On 28 February 2011, the Indian government announced its budget for the fiscal year of 2011-2012. Among other initiatives, the budget withholds a number of changes to the Indian customs code as well as general export promotional measures.
Changes to import duties:
- Existing applied duties of 2, 2.5 and 3 percent are now merged into a single applied duty of 2.5 percent.
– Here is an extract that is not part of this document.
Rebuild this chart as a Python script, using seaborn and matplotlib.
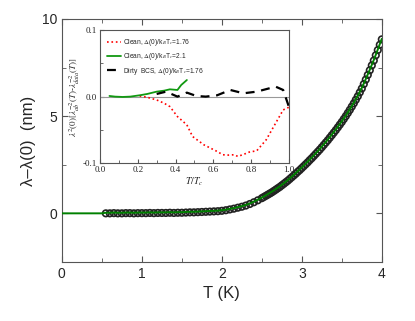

Among the affected products are all ores and concentrates from HS chapter 26, pneumatic and retreaded tyres.
- Import duty reduction from 5 to 2.5 percent for mineral gypsum, carbon black feed stock, petroleum coke, Acrylonitrile, wood pulp, wate paper, ferro nickel, and various equipment used in agriculture.
- Import duty reduction to 5 percent for raw silk (not thrown).
- Import duty reduction from 10 to 7.5 percent for nylon yarn & fibres, caprolactum, sodium polyacrylate and other plastics.
- Import duty reduction from 25 to 10 percent for Lactose.
- Import duty reduction from 30 to 10 percent for live SPF L Vannamei, pistachios, bamboo, cranberry products
- Import duty reduction from 100 to 30 percent for sun-dried srk seedless raisin
- Import duty exemption for bran oil cake, asphal work commodities, curde palm stearin (used for soap manufacturing), cotton waste, stainless steel scrap, tunnel boring equipment, cash dispensers, mobile handset components
- Import duty exemption for books has been reduced to certain HS 10 digit tariff lines.
- Import duty imposition of 2.5 percent on aircrafts for non-scheduled operations,
Changes to export duties
- Export duty impostion of 10 percent on bran oil cake, and fin fish.
- Export duty increase to 20 percent for fines and lumps.
- Export duty exemption for iron ore pellets.
- Export pormotional activities for the leather, textile and garments industry shall be continued and expanded. The prime promotional tool are import tariff exemptions for intermediates and tools used in these industries.
The changes came into effect on 1 March 2011 by notifications 13 to 27/2011-Customs.